Accurate fraud detection
AI’s pattern recognition capabilities ensure that, even for digital assets, new payment rails, and cross-border activity, signs of fraudulent activity are raised immediately to differentiate any legitimate fund flows that fuel the formal economy.
Embedded end-to-end compliance workflows
RegTech platform partnership can enhance the efficiency of existing systems, integrating highly with existing data and automate the auditing of transaction screening and monitoring tasks for SAR reporting. AI is also able to analyse historically filed SARs to identify common typologies and reduce duplicated reports, speeding up the route to detect illicit activity among economic downturns that may lead to prosecution.
Regulatory preparedness checklist for 2026
Accountable institutions’ compliance functions can contribute to stamping out the proceeds, instruments and perpetrators of financial crime, whatever their typology and wherever they originate. RegTech is making it easier to determine their AML audit readiness, through a practical, collaborative process that prepares a firm’s people and platforms, including:
- Understanding pertinent reporting obligations under expanded global and local AML/CFT rules.
- Identifying industry-specific risk against new economic behaviours for KYC, such as card lending and debt, shifts toward cryptocurrency consumption etc.
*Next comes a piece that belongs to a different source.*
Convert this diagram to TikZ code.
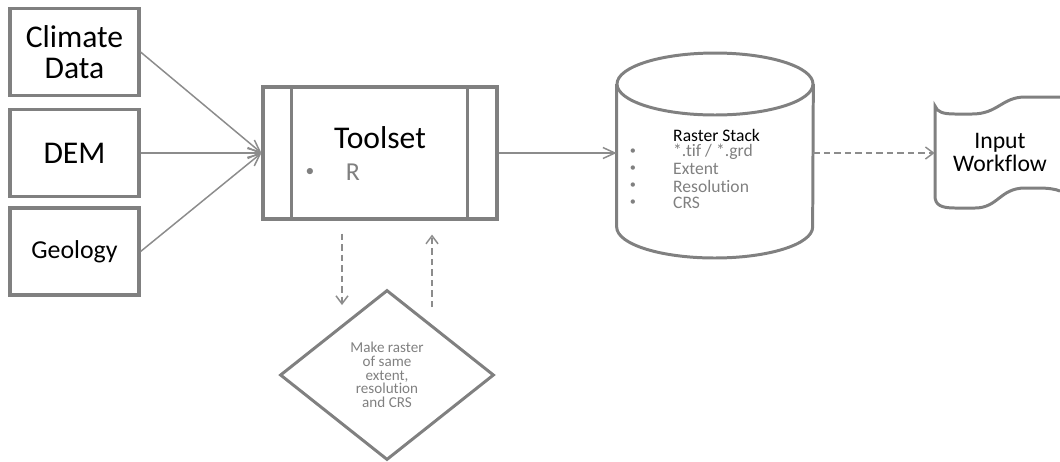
\documentclass[tikz,border=0pt]{standalone}
\usepackage{fontspec}
\setmainfont[Ligatures=NoCommon]{Carlito}
\usetikzlibrary{arrows.meta}
\usetikzlibrary{shapes.geometric}
\definecolor{linegray}{RGB}{128,128,128}
\definecolor{arrowgray}{RGB}{140,140,140}
\definecolor{textgray}{RGB}{128,128,128}

\begin{document}
\begin{tikzpicture}[x=0.02cm, y=0.02cm,
        databox/.style={draw=linegray, line width=1.8pt, minimum width=2.58cm,
          minimum height=1.74cm, inner sep=0pt, align=center},
        outline/.style={draw=linegray, line width=1.7pt},
        flowline/.style={draw=arrowgray, line width=0.85pt,
          -{Straight Barb[length=0.24cm, width=0.22cm]}},
        loopline/.style={draw=arrowgray, line width=0.85pt,
          dash pattern=on 0.13cm off 0.08cm,
          -{Straight Barb[length=0.16cm, width=0.24cm]}},
        bigfont/.style={font=\fontsize{18}{17.6}\selectfont},
        midfont/.style={font=\fontsize{14.7}{14}\selectfont},
        flowfont/.style={font=\fontsize{13.5}{13}\selectfont},
        smallfont/.style={font=\fontsize{10}{9.6}\selectfont},
        tinyfont/.style={font=\fontsize{8.6}{7.8}\selectfont},
        grayish/.style={text=textgray}
      ]
        \useasboundingbox (0,0) rectangle (1060,-461);

        \node[databox, bigfont] (climate) at (74.5,-52) {Climate\\Data};
        \node[databox, bigfont] (dem) at (74.5,-153) {DEM};
        \node[databox, midfont] (geology) at (74.5,-251.5) {Geology};

        \node[databox, minimum width=4.68cm, minimum height=2.64cm] (toolset) at (380,-153) {};
        \draw[outline, line width=1.8pt] ([xshift=0.6cm]toolset.north west) -- ([xshift=0.6cm]toolset.south west);
        \draw[outline, line width=1.8pt] ([xshift=-0.62cm]toolset.north east) -- ([xshift=-0.62cm]toolset.south east);
        \node[bigfont] (tooltitle) at (380,-138) {Toolset};
        \node[smallfont, grayish] (tooldot) at (310,-172) {\textbullet};
        \node[midfont, grayish] (toolr) at (353,-172) {R};

        \node[diamond, outline, minimum width=4.28cm, minimum height=3.4cm, inner sep=0pt,
          align=center, tinyfont, grayish] (samegrid) at (387,-375)
          {Make raster\\of same\\extent,\\resolution\\and CRS};

        \node[minimum width=3.92cm, minimum height=4.1cm, inner sep=0pt] (stack) at (715,-155.5) {};
        \draw[outline] (stack.west |- 0,-84) -- (stack.west |- 0,-227)
          arc[start angle=180, end angle=360, x radius=1.96cm, y radius=0.62cm]
          -- (stack.east |- 0,-84);
        \draw[outline] (715,-84) ellipse [x radius=1.96cm, y radius=0.62cm];
        \node[smallfont, anchor=west] (stacktitle) at (667,-135) {Raster Stack};
        \foreach \item [count=\i] in {*.tif / *.grd, Extent, Resolution, CRS} {
          \node[font=\fontsize{7}{7}\selectfont, grayish] (dot\i) at (633,-135-17*\i) {\textbullet};
          \node[smallfont, grayish, anchor=west] (item\i) at (667,-135-17*\i) {\item};
        }

        \node[minimum width=2.6cm, minimum height=2.22cm, inner sep=0pt, flowfont,
          align=center] (workflow) at (1000,-152.5) {Input\\Workflow};
        \draw[outline] (1060,-97) -- (1025,-97)
          .. controls (1002,-97) and (998,-114) .. (972,-114)
          -- (955,-114) .. controls (943,-114) and (937,-112) .. (935,-106)
          -- (935,-196) .. controls (935,-205) and (941,-208) .. (955,-208)
          -- (975,-208) .. controls (998,-208) and (1000,-188) .. (1025,-188)
          -- (1038,-188) .. controls (1048,-188) and (1055,-189) .. (1060,-191);

        \draw[flowline] (climate.east) -- (toolset.west);
        \draw[flowline] (dem.east) -- (toolset.west);
        \draw[flowline] (geology.east) -- (toolset.west);
        \draw[flowline] (toolset.east) -- (toolset.east -| stack.west);

        \coordinate (downend) at (342,-305);
        \coordinate (upstart) at (432,-307);
        \draw[loopline, shorten <=0.26cm] (toolset.south -| downend) -- (downend);
        \draw[loopline, shorten >=0.28cm] (upstart) -- (upstart |- toolset.south);

        \draw[loopline] (stack.east |- toolset.east) -- (stack.east |- toolset.east -| workflow.west);
      \end{tikzpicture}
\end{document}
- Aligning risk-based processes to AI-driven monitoring tools.
- Automating the tracking of audit trails and SAR filing to speed up reporting obligations to the NCA.
- Keeping the entire institutions’ workforce aligned on AML compliance shifts, AI usage, data privacy governance, digital asset guidance and other technological change with frequent staff training and external audits on AML systems.

The competitive advantage of risk resilience
Under increasing financial crime risk UK firms face, AML focus must never slip as economic uncertainty grows, granting launderers and other exploitative factions new avenues. It’s no use to be reactive to the threat, where RegTech investment ensures that industry-wide accountable institutions in the UK have well-established compliance measures before regulatory scrutiny expands its scope – an inevitability due to dynamic shifts in the macroeconomy and a transformative digital world.
Stripping away operational headaches makes the efficiency of individual businesses all the more streamlined, with a dramatic effect on the financial market. When they can continue safely bringing new products to market and consumer trust grows, the system can be restored to health, cross-collaborative partnerships bolstered, and criminals kept out. The UK is long-established as an economic power, and heeding UK AML regulations through RegTech can help it maintain momentum for the uncertain digitalised journey ahead.